Feasting in Southeast Asia
Feasting has long played a crucial role in the social, political, and economic dynamics of village life. It is far more than a gustatory and social diversion from daily work routines: alliances are brokered by feasts; debts are created and political battles waged. Feasts create enormous pressure to increase the production of food and prestige items in order to achieve the social and political goals of their promoters. In fact, Brian Hayden argues, the domestication of plants and animals likely resulted from such feasting pressures. Feasting has been one of the most important forces behind cultural change since the end of the Paleolithic era.
Feasting in Southeast Asia documents the dynamics of traditional feasting and the ways in which a bewildering array of different types of feasts benefits hosts. Hayden argues that people’s ability to marry, reproduce, defend themselves against threats and attacks, and protect their interests in village politics all depend on their ability to engage in feasting networks. To be excluded from such networks means to be subject to attack by social predators, perhaps even leading to enslavement. As an archaeologist, Hayden pays specific attention to the materials involved in feasting and how feasting might be identified and interpreted from archaeological remains.
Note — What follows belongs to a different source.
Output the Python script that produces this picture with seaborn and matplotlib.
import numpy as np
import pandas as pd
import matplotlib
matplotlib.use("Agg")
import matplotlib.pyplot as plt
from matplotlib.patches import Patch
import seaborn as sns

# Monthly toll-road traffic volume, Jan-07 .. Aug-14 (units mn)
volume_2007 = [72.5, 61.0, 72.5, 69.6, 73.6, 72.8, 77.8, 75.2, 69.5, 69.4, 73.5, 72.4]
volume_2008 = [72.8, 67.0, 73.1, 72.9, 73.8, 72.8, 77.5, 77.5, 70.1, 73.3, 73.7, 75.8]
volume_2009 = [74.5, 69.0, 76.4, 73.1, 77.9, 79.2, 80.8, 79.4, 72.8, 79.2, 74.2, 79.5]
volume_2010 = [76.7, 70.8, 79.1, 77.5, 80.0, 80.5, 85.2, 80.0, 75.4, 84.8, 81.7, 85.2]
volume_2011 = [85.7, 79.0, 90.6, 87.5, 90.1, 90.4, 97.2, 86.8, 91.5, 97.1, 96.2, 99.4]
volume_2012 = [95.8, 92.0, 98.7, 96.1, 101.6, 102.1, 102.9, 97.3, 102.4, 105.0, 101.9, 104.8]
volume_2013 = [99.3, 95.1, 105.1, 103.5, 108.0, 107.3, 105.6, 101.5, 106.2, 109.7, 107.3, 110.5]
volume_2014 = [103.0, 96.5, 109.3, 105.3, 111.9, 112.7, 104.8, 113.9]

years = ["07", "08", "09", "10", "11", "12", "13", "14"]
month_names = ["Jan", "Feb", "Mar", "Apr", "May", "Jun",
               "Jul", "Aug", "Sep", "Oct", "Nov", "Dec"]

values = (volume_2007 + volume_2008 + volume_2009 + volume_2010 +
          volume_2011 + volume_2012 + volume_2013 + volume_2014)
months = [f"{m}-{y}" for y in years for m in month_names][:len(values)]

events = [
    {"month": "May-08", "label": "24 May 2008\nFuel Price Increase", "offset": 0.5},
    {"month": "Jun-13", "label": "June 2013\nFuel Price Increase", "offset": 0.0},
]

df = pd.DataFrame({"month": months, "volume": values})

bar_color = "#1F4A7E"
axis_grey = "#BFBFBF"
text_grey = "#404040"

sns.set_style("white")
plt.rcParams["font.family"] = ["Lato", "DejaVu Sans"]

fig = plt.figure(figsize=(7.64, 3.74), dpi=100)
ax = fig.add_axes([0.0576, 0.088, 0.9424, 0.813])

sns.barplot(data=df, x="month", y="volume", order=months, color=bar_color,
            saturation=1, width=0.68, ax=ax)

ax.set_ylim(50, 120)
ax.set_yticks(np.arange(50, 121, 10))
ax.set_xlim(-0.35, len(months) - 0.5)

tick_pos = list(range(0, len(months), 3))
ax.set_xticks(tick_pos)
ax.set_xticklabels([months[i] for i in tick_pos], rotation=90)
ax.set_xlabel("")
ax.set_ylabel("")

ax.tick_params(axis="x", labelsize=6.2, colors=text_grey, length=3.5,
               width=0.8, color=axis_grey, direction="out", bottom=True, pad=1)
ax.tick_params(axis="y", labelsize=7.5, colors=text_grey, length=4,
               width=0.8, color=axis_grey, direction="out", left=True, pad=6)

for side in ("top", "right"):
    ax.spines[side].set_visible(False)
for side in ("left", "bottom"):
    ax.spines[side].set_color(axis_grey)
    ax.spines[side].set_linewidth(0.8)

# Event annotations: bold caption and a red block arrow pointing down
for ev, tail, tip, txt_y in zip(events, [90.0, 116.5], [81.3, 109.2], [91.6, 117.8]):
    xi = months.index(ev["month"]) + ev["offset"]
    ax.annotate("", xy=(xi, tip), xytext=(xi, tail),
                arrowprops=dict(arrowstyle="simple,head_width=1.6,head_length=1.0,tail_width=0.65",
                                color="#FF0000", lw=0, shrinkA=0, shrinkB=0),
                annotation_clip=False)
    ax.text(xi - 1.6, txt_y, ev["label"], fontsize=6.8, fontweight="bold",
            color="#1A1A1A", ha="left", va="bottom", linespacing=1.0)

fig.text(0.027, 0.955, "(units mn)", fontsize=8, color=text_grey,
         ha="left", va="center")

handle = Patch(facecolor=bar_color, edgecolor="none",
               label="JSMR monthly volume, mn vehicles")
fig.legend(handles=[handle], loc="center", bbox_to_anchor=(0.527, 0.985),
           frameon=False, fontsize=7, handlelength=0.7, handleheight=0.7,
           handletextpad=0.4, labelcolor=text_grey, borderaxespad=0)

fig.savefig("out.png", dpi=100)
His conclusions are based on his own ethnographic field studies in Thailand, Laos, Vietnam, and Indonesia, as well as a comparative overview of the regional literature on feasting. Hayden gives particular attention to the longhouses of Vietnam, an unusual but important social unit that hosts feasts, in an attempt to understand why they became established.
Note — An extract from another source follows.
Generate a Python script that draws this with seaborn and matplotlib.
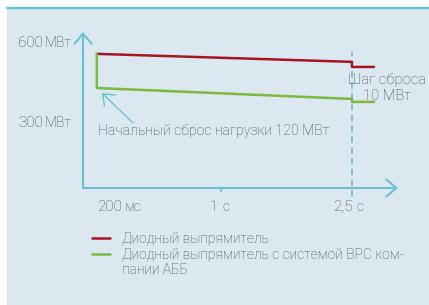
import numpy as np
import pandas as pd
import matplotlib
matplotlib.use('Agg')
from matplotlib import pyplot as plt
from matplotlib.patches import Rectangle
from matplotlib.lines import Line2D
import seaborn as sns

# данные (схема, значения)
t_red = [0.2, 2.5, 2.5, 2.82]
p_red = [559, 529, 510, 510]
t_green = [0.2, 0.2, 2.5, 2.5, 2.82]
p_green = [559, 431, 390, 379, 379]
names = ['Диодный выпрямитель',
         'Диодный выпрямитель с системой ВРС компании АББ']
legend_lines = ['Диодный выпрямитель',
                'Диодный выпрямитель с системой ВРС ком-',
                'пании АББ']
colors = ['#a51520', '#7cba3d']

y_ticks = [600, 300]
x_ticks = [0.2, 1, 2.5]
x_nums = ['200', '1', '2,5']
x_units = ['мс', 'с', 'с']

sns.set_theme(style='white')
plt.rcParams['font.family'] = ['Roboto', 'DejaVu Sans']
plt.rcParams['font.weight'] = 'light'

axis_c = '#6cbfd5'
text_c = '#484848'

df = pd.DataFrame({
    't': t_red + t_green,
    'P': p_red + p_green,
    'series': [names[0]] * len(t_red) + [names[1]] * len(t_green),
})

fig = plt.figure(figsize=(4.29, 3.05), dpi=100, facecolor='white')
# фон панели
fig.patches.append(Rectangle((7 / 429, 0), 1, (305 - 8) / 305, transform=fig.transFigure,
                             facecolor='#dbe8ef', edgecolor='none', zorder=-10))
fig.lines.append(Line2D([7 / 429, 1], [(305 - 8) / 305] * 2, transform=fig.transFigure,
                        color='#5ec0d2', lw=1.6))

ax = fig.add_axes([83 / 429, 117 / 305, 315 / 429, 156 / 305])
ax.set_facecolor('none')
ax.set_xscale('function', functions=(lambda v: np.sqrt(np.clip(v, 0, None)), np.square))
ax.set_xlim(0.1488, 3.189)
ax.set_ylim(56, 641)

sns.lineplot(data=df, x='t', y='P', hue='series', palette=colors, estimator=None,
             sort=False, lw=1.8, ax=ax, zorder=3, legend=False)

for s in ax.spines.values():
    s.set_visible(False)
ax.set_xlabel('')
ax.set_ylabel('')
ax.set_yticks([])
ax.set_xticks([1], labels=[''])
ax.tick_params(axis='x', bottom=True, length=3, width=1.2, color=axis_c, direction='out')

# оси со стрелками
arr = dict(arrowstyle='->,head_length=0.52,head_width=0.44', color=axis_c, lw=1.5,
           mutation_scale=14, shrinkA=0, shrinkB=0)
ax.annotate('', xy=(0, 1), xytext=(0, 0), xycoords='axes fraction', arrowprops=arr)
ax.annotate('', xy=(1, 0), xytext=(0, 0), xycoords='axes fraction', arrowprops=arr)

# пунктир 2,5 с
ax.axvline(2.5, ymin=-0.058, ymax=0.872, color=axis_c, lw=1.2, ls=(0, (4, 2.5)), clip_on=False)

# подписи оси Y
for v in y_ticks:
    u = ax.annotate('МВт', xy=(0, v), xycoords=('axes fraction', 'data'), xytext=(-8, 0),
                    textcoords='offset points', ha='right', va='center', fontsize=10,
                    color=text_c)
    ax.annotate(str(v), xy=(0, 0.5), xycoords=u, xytext=(-1.5, 0),
                textcoords='offset points', ha='right', va='center', fontsize=11,
                color=text_c)

# подписи оси X
x_offs = [0, -8, -13.5]
for t, n, u, dn in zip(x_ticks, x_nums, x_units, x_offs):
    num = ax.annotate(n, xy=(t, 0), xycoords=('data', 'axes fraction'), xytext=(dn, -19),
                      textcoords='offset points', ha='left', va='bottom', fontsize=11,
                      color=text_c)
    ax.annotate(u, xy=(1, 0), xycoords=num, xytext=(2.5, 0.3),
                textcoords='offset points', ha='left', va='bottom', fontsize=10,
                color=text_c)

# аннотации
ax.text(0.205, 270, 'Начальный сброс нагрузки 120 МВт', ha='left', va='center',
        fontsize=10.2, color=text_c)
ax.annotate('', xy=(0.221, 412), xytext=(0.37, 300),
            arrowprops=dict(arrowstyle='->,head_length=0.5,head_width=0.4', color=axis_c,
                            lw=1.0, mutation_scale=14, shrinkA=0, shrinkB=0))
ax.text(3.02, 431, 'Шаг сброса\n10 МВт', ha='center', va='center', fontsize=10.6,
        color=text_c, linespacing=1.2, zorder=4)

# легенда
handles = [Line2D([], [], color=colors[0], lw=1.8),
           Line2D([], [], color=colors[1], lw=1.8),
           Line2D([], [], color='none')]
leg = ax.legend(handles, legend_lines, loc='upper left', bbox_to_anchor=(92 / 429, 73 / 305),
                bbox_transform=fig.transFigure, frameon=False, fontsize=10,
                handlelength=1.3, handletextpad=0.85, labelspacing=0.12, borderpad=0,
                borderaxespad=0)
for txt in leg.get_texts():
    txt.set_color(text_c)

fig.savefig('out.png', dpi=100, facecolor='white')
This unique volume is the culmination of fifteen years of fieldwork among tribal groups in Southeast Asia. Until now no one has examined feasting as a general phenomenon in Southeast Asia or tried to synthesize its underlying dynamics from a theoretical perspective. The book will be of interest to cultural anthropologists, archaeologists, historians, and others involved in food studies.
Serious comparative ethnographic studies are rare, and Brian Hayden has produced one of the very best. Feasting in Southeast Asia brings together an incredible wealth of detail based on original ethnographic research and careful reanalysis of previous ethnographies. It will be of great use to anyone interested in the material forces affecting sociopolitical variation in traditional societies.
This book is a must-have for scholars who are interested in comparative premodern political economies in Southeast Asia. It contributes to the study of feasting and its social, economic, political, and ideological elements in a way that neither ethnographic studies nor archaeological studies alone can accomplish. It will also appeal to a wider range of academics in the expanding interdisciplinary field of ‘food studies.